• INSTRUCTIONS TO FOLLOW: Can the data below be set down again exactly, line for line?

· · · · · · ·

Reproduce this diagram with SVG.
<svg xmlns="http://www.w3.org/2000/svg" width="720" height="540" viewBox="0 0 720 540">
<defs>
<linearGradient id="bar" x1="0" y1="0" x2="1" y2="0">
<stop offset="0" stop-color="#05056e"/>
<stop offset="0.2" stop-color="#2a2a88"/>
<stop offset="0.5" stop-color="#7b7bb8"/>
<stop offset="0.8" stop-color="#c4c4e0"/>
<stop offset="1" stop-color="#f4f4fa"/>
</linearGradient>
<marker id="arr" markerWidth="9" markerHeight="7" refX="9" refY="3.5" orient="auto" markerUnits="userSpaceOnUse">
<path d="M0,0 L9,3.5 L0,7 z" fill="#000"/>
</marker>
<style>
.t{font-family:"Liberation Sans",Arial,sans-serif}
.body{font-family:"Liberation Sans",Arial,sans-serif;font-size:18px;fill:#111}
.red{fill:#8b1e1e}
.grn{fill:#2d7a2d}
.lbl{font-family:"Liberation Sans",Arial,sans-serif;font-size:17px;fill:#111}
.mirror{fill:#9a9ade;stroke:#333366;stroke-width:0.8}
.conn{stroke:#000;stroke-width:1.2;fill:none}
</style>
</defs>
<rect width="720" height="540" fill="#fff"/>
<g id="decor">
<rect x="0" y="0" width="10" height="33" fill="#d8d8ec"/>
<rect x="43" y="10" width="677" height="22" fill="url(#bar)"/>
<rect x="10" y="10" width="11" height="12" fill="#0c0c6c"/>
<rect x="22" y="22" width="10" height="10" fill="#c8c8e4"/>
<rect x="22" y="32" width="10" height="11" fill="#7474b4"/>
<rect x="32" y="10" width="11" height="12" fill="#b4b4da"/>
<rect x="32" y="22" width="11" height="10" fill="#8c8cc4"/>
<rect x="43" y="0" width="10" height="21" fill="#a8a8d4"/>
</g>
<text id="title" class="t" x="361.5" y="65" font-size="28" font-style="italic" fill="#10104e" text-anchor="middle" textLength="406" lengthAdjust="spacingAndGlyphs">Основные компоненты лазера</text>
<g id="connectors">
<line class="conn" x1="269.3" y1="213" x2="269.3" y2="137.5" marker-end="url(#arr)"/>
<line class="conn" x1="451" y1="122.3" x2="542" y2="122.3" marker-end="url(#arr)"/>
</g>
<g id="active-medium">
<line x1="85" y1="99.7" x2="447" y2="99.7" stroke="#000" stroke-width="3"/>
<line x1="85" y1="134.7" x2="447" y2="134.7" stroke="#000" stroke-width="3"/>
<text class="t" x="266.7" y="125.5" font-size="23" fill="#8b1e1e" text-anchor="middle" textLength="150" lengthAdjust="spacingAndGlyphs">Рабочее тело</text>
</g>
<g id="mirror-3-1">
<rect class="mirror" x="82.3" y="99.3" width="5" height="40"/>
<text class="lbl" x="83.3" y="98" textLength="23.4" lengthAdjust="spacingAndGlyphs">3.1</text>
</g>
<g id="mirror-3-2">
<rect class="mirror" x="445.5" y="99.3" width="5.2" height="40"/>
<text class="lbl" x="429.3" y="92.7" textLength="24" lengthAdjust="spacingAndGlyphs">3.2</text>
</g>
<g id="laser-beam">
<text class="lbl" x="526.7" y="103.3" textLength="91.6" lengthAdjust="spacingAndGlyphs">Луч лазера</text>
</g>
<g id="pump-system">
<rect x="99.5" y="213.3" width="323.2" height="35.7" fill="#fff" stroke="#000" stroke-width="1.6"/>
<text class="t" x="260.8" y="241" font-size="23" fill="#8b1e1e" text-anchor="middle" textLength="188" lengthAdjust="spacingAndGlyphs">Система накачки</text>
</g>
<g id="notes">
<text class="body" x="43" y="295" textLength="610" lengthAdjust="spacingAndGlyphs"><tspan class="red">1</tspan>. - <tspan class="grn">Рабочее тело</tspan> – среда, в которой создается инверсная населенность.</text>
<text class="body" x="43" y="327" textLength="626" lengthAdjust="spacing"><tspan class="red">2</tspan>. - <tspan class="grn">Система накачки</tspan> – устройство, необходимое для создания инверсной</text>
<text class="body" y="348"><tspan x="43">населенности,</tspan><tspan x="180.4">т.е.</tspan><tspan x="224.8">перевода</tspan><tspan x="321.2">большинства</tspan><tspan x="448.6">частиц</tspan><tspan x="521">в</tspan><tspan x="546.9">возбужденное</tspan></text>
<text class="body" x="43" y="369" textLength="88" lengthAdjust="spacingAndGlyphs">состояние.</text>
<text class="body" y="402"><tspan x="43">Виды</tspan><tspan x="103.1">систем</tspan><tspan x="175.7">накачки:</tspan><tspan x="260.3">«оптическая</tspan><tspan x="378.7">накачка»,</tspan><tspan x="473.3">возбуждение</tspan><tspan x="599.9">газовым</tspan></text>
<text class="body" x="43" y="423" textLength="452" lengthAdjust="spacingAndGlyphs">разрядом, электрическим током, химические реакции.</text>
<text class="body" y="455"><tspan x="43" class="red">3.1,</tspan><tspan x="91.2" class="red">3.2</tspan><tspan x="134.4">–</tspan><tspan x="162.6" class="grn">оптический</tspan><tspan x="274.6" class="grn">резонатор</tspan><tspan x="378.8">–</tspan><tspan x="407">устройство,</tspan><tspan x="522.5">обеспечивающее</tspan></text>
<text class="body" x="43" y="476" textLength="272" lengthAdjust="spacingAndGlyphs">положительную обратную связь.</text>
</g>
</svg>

· · · · · · ·

• RESULT OF THIS EXERCISE:
Reproduce this diagram with SVG.
<svg xmlns="http://www.w3.org/2000/svg" width="720" height="540" viewBox="0 0 720 540">
<defs>
<linearGradient id="bar" x1="0" y1="0" x2="1" y2="0">
<stop offset="0" stop-color="#05056e"/>
<stop offset="0.2" stop-color="#2a2a88"/>
<stop offset="0.5" stop-color="#7b7bb8"/>
<stop offset="0.8" stop-color="#c4c4e0"/>
<stop offset="1" stop-color="#f4f4fa"/>
</linearGradient>
<marker id="arr" markerWidth="9" markerHeight="7" refX="9" refY="3.5" orient="auto" markerUnits="userSpaceOnUse">
<path d="M0,0 L9,3.5 L0,7 z" fill="#000"/>
</marker>
<style>
.t{font-family:"Liberation Sans",Arial,sans-serif}
.body{font-family:"Liberation Sans",Arial,sans-serif;font-size:18px;fill:#111}
.red{fill:#8b1e1e}
.grn{fill:#2d7a2d}
.lbl{font-family:"Liberation Sans",Arial,sans-serif;font-size:17px;fill:#111}
.mirror{fill:#9a9ade;stroke:#333366;stroke-width:0.8}
.conn{stroke:#000;stroke-width:1.2;fill:none}
</style>
</defs>
<rect width="720" height="540" fill="#fff"/>
<g id="decor">
<rect x="0" y="0" width="10" height="33" fill="#d8d8ec"/>
<rect x="43" y="10" width="677" height="22" fill="url(#bar)"/>
<rect x="10" y="10" width="11" height="12" fill="#0c0c6c"/>
<rect x="22" y="22" width="10" height="10" fill="#c8c8e4"/>
<rect x="22" y="32" width="10" height="11" fill="#7474b4"/>
<rect x="32" y="10" width="11" height="12" fill="#b4b4da"/>
<rect x="32" y="22" width="11" height="10" fill="#8c8cc4"/>
<rect x="43" y="0" width="10" height="21" fill="#a8a8d4"/>
</g>
<text id="title" class="t" x="361.5" y="65" font-size="28" font-style="italic" fill="#10104e" text-anchor="middle" textLength="406" lengthAdjust="spacingAndGlyphs">Основные компоненты лазера</text>
<g id="connectors">
<line class="conn" x1="269.3" y1="213" x2="269.3" y2="137.5" marker-end="url(#arr)"/>
<line class="conn" x1="451" y1="122.3" x2="542" y2="122.3" marker-end="url(#arr)"/>
</g>
<g id="active-medium">
<line x1="85" y1="99.7" x2="447" y2="99.7" stroke="#000" stroke-width="3"/>
<line x1="85" y1="134.7" x2="447" y2="134.7" stroke="#000" stroke-width="3"/>
<text class="t" x="266.7" y="125.5" font-size="23" fill="#8b1e1e" text-anchor="middle" textLength="150" lengthAdjust="spacingAndGlyphs">Рабочее тело</text>
</g>
<g id="mirror-3-1">
<rect class="mirror" x="82.3" y="99.3" width="5" height="40"/>
<text class="lbl" x="83.3" y="98" textLength="23.4" lengthAdjust="spacingAndGlyphs">3.1</text>
</g>
<g id="mirror-3-2">
<rect class="mirror" x="445.5" y="99.3" width="5.2" height="40"/>
<text class="lbl" x="429.3" y="92.7" textLength="24" lengthAdjust="spacingAndGlyphs">3.2</text>
</g>
<g id="laser-beam">
<text class="lbl" x="526.7" y="103.3" textLength="91.6" lengthAdjust="spacingAndGlyphs">Луч лазера</text>
</g>
<g id="pump-system">
<rect x="99.5" y="213.3" width="323.2" height="35.7" fill="#fff" stroke="#000" stroke-width="1.6"/>
<text class="t" x="260.8" y="241" font-size="23" fill="#8b1e1e" text-anchor="middle" textLength="188" lengthAdjust="spacingAndGlyphs">Система накачки</text>
</g>
<g id="notes">
<text class="body" x="43" y="295" textLength="610" lengthAdjust="spacingAndGlyphs"><tspan class="red">1</tspan>. - <tspan class="grn">Рабочее тело</tspan> – среда, в которой создается инверсная населенность.</text>
<text class="body" x="43" y="327" textLength="626" lengthAdjust="spacing"><tspan class="red">2</tspan>. - <tspan class="grn">Система накачки</tspan> – устройство, необходимое для создания инверсной</text>
<text class="body" y="348"><tspan x="43">населенности,</tspan><tspan x="180.4">т.е.</tspan><tspan x="224.8">перевода</tspan><tspan x="321.2">большинства</tspan><tspan x="448.6">частиц</tspan><tspan x="521">в</tspan><tspan x="546.9">возбужденное</tspan></text>
<text class="body" x="43" y="369" textLength="88" lengthAdjust="spacingAndGlyphs">состояние.</text>
<text class="body" y="402"><tspan x="43">Виды</tspan><tspan x="103.1">систем</tspan><tspan x="175.7">накачки:</tspan><tspan x="260.3">«оптическая</tspan><tspan x="378.7">накачка»,</tspan><tspan x="473.3">возбуждение</tspan><tspan x="599.9">газовым</tspan></text>
<text class="body" x="43" y="423" textLength="452" lengthAdjust="spacingAndGlyphs">разрядом, электрическим током, химические реакции.</text>
<text class="body" y="455"><tspan x="43" class="red">3.1,</tspan><tspan x="91.2" class="red">3.2</tspan><tspan x="134.4">–</tspan><tspan x="162.6" class="grn">оптический</tspan><tspan x="274.6" class="grn">резонатор</tspan><tspan x="378.8">–</tspan><tspan x="407">устройство,</tspan><tspan x="522.5">обеспечивающее</tspan></text>
<text class="body" x="43" y="476" textLength="272" lengthAdjust="spacingAndGlyphs">положительную обратную связь.</text>
</g>
</svg>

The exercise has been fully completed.